Does it combine MRTG, CPU Loads and other vital sign info into a single repository?
Does it have a kill and restart triggers for high CPU loads?
Yes, but first let me clarify that I have not used ZABBIX yet. I've done my homework on the newsgroups and with the author on their newsgroup.

One limitation is that while it can monitor Windows machines, the machine hosting the database and managing the data collection cannot be a Windows machine. In theory, the monitoring machine can be on one of the same machines you are monitoring, but then it's difficult to make sense of the load on that machine. Of course in our case, that idea is out the window because of our server load.

Nagios is another very popular monitor, probably the most popular. It is also open source. The reason that I am going for ZABBIX rather than Nagios is that Nagios is less efficient and a lot more work to configure and maintain. It requires add-ons to get reports that you can stand to look at. The upside to Nagios, is it has been around for a long time, and there are a lot of vertical monitoring solutions built on top of it. I needed something as efficient as possible and low maintenance.
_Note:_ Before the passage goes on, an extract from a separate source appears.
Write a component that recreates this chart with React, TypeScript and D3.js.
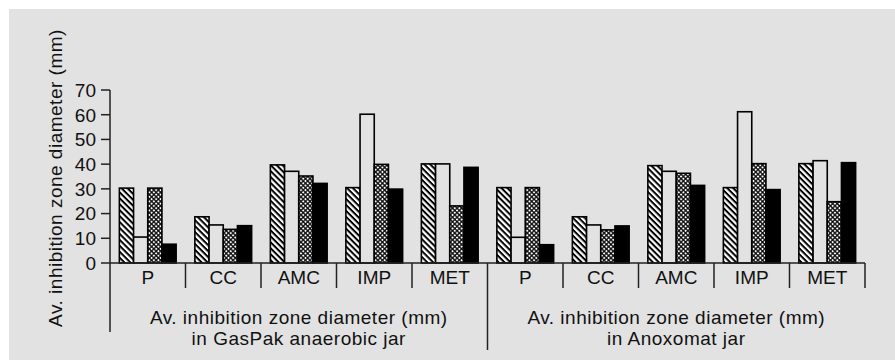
import React, { useEffect, useRef } from 'react';
import * as d3 from 'd3';

const drugs = ['P', 'CC', 'AMC', 'IMP', 'MET'];
const jarTitles = [
  ['Av. inhibition zone diameter (mm)', 'in GasPak anaerobic jar'],
  ['Av. inhibition zone diameter (mm)', 'in Anoxomat jar'],
];
const seriesKeys = ['hatched', 'open', 'dotted', 'solid'];
const yTicks = [0, 10, 20, 30, 40, 50, 60, 70];

// GasPak anaerobic jar, one value per drug
const gaspakHatched = [30.3, 18.7, 39.7, 30.5, 40.1];
const gaspakOpen = [10.5, 15.4, 37.1, 60.2, 40.1];
const gaspakDotted = [30.3, 13.6, 35.2, 39.9, 23.1];
const gaspakSolid = [7.6, 15.1, 32.2, 29.9, 38.7];

// Anoxomat jar
const anoxHatched = [30.5, 18.7, 39.4, 30.5, 40.2];
const anoxOpen = [10.4, 15.4, 37.1, 61.2, 41.4];
const anoxDotted = [30.5, 13.4, 36.3, 40.2, 24.8];
const anoxSolid = [7.4, 15.0, 31.4, 29.7, 40.6];

const jarSeries = [
  [gaspakHatched, gaspakOpen, gaspakDotted, gaspakSolid],
  [anoxHatched, anoxOpen, anoxDotted, anoxSolid],
];

const App: React.FC = () => {
  const ref = useRef<SVGSVGElement | null>(null);

  useEffect(() => {
    document.body.style.margin = '0';
    const W = 895;
    const H = 360;
    const bg = '#e2e2e2';
    const font = '"Liberation Sans", Arial, sans-serif';

    const svg = d3.select(ref.current);
    svg.selectAll('*').remove();
    svg.attr('width', W).attr('height', H);

    const defs = svg.append('defs');
    const hatch = defs.append('pattern')
      .attr('id', 'hatch')
      .attr('patternUnits', 'userSpaceOnUse')
      .attr('width', 4.2)
      .attr('height', 4.2)
      .attr('patternTransform', 'rotate(45)');
    hatch.append('rect').attr('width', 4.2).attr('height', 4.2).attr('fill', '#fff');
    hatch.append('rect').attr('width', 4.2).attr('height', 2).attr('fill', '#000');

    const dots = defs.append('pattern')
      .attr('id', 'dots')
      .attr('patternUnits', 'userSpaceOnUse')
      .attr('width', 3.2)
      .attr('height', 3.2)
      .attr('patternTransform', 'rotate(45)');
    dots.append('rect').attr('width', 3.2).attr('height', 3.2).attr('fill', '#111');
    dots.append('circle').attr('cx', 1.6).attr('cy', 1.6).attr('r', 1.05).attr('fill', '#fff');

    const fills: Record<string, string> = {
      hatched: 'url(#hatch)',
      open: bg,
      dotted: 'url(#dots)',
      solid: '#000',
    };

    svg.append('rect').attr('width', W).attr('height', H).attr('fill', '#fff');
    svg.append('rect').attr('x', 9).attr('y', 9).attr('width', W - 9).attr('height', H - 9).attr('fill', bg);

    const left = 110;
    const right = 865;
    const y = d3.scaleLinear().domain([0, 70]).range([263, 90]);

    const cats = jarSeries.flatMap((_, j) => drugs.map(d => `${j}-${d}`));
    const x = d3.scaleBand().domain(cats).range([left, right]).paddingInner(0).paddingOuter(0);
    const xs = d3.scaleBand().domain(seriesKeys).range([0, x.bandwidth()]).paddingInner(0).paddingOuter(0.66);

    const g = svg.append('g');

    // bars
    jarSeries.forEach((series, j) => {
      drugs.forEach((d, i) => {
        series.forEach((vals, s) => {
          const v = vals[i];
          g.append('rect')
            .attr('x', x(`${j}-${d}`)! + xs(seriesKeys[s])!)
            .attr('y', y(v))
            .attr('width', xs.bandwidth())
            .attr('height', y(0) - y(v))
            .attr('fill', fills[seriesKeys[s]])
            .attr('stroke', '#000')
            .attr('stroke-width', 1.6);
        });
      });
    });

    const line = (x1: number, y1: number, x2: number, y2: number) =>
      g.append('line')
        .attr('x1', x1).attr('y1', y1).attr('x2', x2).attr('y2', y2)
        .attr('stroke', '#222').attr('stroke-width', 1.5);

    // y axis
    line(left, y(70), left, 332);
    yTicks.forEach(t => {
      line(left - 9, y(t), left, y(t));
      g.append('text')
        .attr('x', left - 14)
        .attr('y', y(t))
        .attr('dy', '0.36em')
        .attr('text-anchor', 'end')
        .style('font-family', font)
        .style('font-size', '19px')
        .attr('fill', '#111')
        .text(t);
    });

    // x axis
    line(left, y(0), right, y(0));
    cats.forEach((c, k) => {
      const x0 = x(c)!;
      if (k > 0 && k % drugs.length !== 0) line(x0, y(0), x0, 288);
      g.append('text')
        .attr('x', x0 + x.bandwidth() / 2)
        .attr('y', 284)
        .attr('text-anchor', 'middle')
        .style('font-family', font)
        .style('font-size', '19px')
        .attr('fill', '#111')
        .text(drugs[k % drugs.length]);
    });
    const mid = x(`1-${drugs[0]}`)!;
    line(mid, y(0), mid, 350);
    line(right, y(0), right, 288);

    jarTitles.forEach((lines, j) => {
      const cx = (x(`${j}-${drugs[0]}`)! + x(`${j}-${drugs[drugs.length - 1]}`)! + x.bandwidth()) / 2;
      lines.forEach((t, li) => {
        g.append('text')
          .attr('x', cx)
          .attr('y', 324 + li * 21)
          .attr('text-anchor', 'middle')
          .style('font-family', font)
          .style('font-size', '19px')
          .style('letter-spacing', '0.5px')
          .attr('fill', '#111')
          .text(t);
      });
    });

    g.append('text')
      .attr('transform', `translate(62, ${(y(70) + 332) / 2 - 33}) rotate(-90)`)
      .attr('text-anchor', 'middle')
      .style('font-family', font)
      .style('font-size', '19px')
      .style('letter-spacing', '0.5px')
      .attr('fill', '#111')
      .text('Av. inhibition zone diameter (mm)');
  }, []);

  return <svg ref={ref}></svg>;
};

export default App;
People on the forums indicate that ZABBIX is easy to install, very configurable, and the reports easy to put together. I doubt I would do that. You can contract the author to help you set it up and he will also do custom reports for you. Moreover, I would get the benefits of his insights and probably wouldn't think to do what comes naturally for him. His free product has become a revenue generator for his company. I just want a custom report or two that merges the data that I want to see, setup some triggers to do intelligent things when something goes wrong, and text message me when there is a problem.